- Kounin Location within Lebanon
- Coordinates: 33°08′56″N 35°26′17″E﻿ / ﻿33.14889°N 35.43806°E
- Grid position: 191/283 PAL
- Country: Lebanon
- Governorate: Nabatieh Governorate
- District: Bint Jbeil District
- Elevation: 710 m (2,330 ft)
- Time zone: UTC+2 (EET)
- • Summer (DST): UTC+3 (EEST)

= Kounin =

Kounin (كونين) is a municipality in Lebanon located in Bint Jbeil District, south-east of Tibnin.

== Etymology ==
E. H. Palmer wrote that the name Kounin came from a personal name.

==History==
In 1875, Victor Guérin gives the population of this place at 400, divided between Moslems and Metawileh.

In 1881, the PEF's Survey of Western Palestine (SWP) described it as: "A village, built of stone, containing about 200
Metawileh; it is situated on ridge, with olives and arable land around; water from cisterns in the village and from a large birket." They further noted: "There are two round and two octagonal pillars at this village, remains of old materials, and a lintel measuring 17' long and bearing a Greek inscription.
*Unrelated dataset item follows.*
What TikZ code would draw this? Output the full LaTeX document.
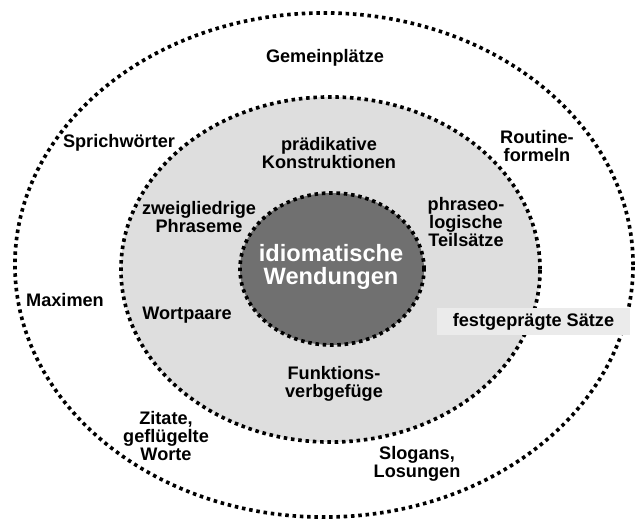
\documentclass[tikz,border=0pt]{standalone}
\usepackage{fontspec}
\setmainfont{Liberation Sans}
\usetikzlibrary{shapes}
\definecolor{midgray}{gray}{0.87}
\definecolor{coregray}{gray}{0.44}
\definecolor{boxgray}{gray}{0.92}

\begin{document}
\begin{tikzpicture}[x=0.025cm,y=-0.025cm]
      \tikzstyle{ring}=[ellipse,draw=black,line width=2.6pt,dash pattern=on 2.5pt off 2.7pt,inner sep=0pt]
      \tikzstyle{every node}=[font=\fontsize{12.9}{13}\selectfont\bfseries,align=center]
      \tikzstyle{corelabel}=[text=white,font=\fontsize{16.8}{16.5}\selectfont\bfseries]
      \tikzstyle{satzbox}=[fill=boxgray,minimum width=4.825cm,minimum height=0.675cm,inner sep=0pt]
      \useasboundingbox (0,0) rectangle (638,521);
      % the three rings
      \node[ring,minimum width=15.45cm,minimum height=12.6cm] (outer) at (324,265) {};
      \node[ring,fill=midgray,minimum width=10.475cm,minimum height=8.625cm] (middle) at (330.5,269.5) {};
      \node[ring,fill=coregray,minimum width=4.6cm,minimum height=3.8cm] (core) at (332,269) {};
      \node[corelabel] (idiom) at (331,267) {idiomatische\\Wendungen};
      % middle ring
      \node (praed) at (329,153) {prädikative\\Konstruktionen};
      \node (zweig) at (199,217) {zweigliedrige\\Phraseme};
      \node (teils) at (466,222) {phraseo-\\logische\\Teilsätze};
      \node (wortp) at (187,315) {Wortpaare};
      \node (funkt) at (334,384) {Funktions-\\verbgefüge};
      % outer ring
      \node (gemein) at (325,58) {Gemeinplätze};
      \node (sprich) at (119,143) {Sprichwörter};
      \node (routine) at (537,146) {Routine-\\formeln};
      \node (maxim) at (65,300) {Maximen};
      \node[satzbox] (fest) at (533.5,321.5) {festgeprägte Sätze};
      \node (zitat) at (166,436) {Zitate,\\geflügelte\\Worte};
      \node (slogan) at (417,464) {Slogans,\\Losungen};
\end{tikzpicture}
\end{document}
There are also several cisterns and a large birkeh. The inscription on the lintel is probably the common formula, KYPIE BOHΘH ("Help, Lord")."

In March 2024, senior Hezbollah commander in the elite Redwan force, Ismail al-Zin, was killed by an Israeli drone strike in Kounin.

==Demographics==
In 2014 Muslims made up 99.60% of registered voters in Kounin. 97.67% of the voters were Shiite Muslims.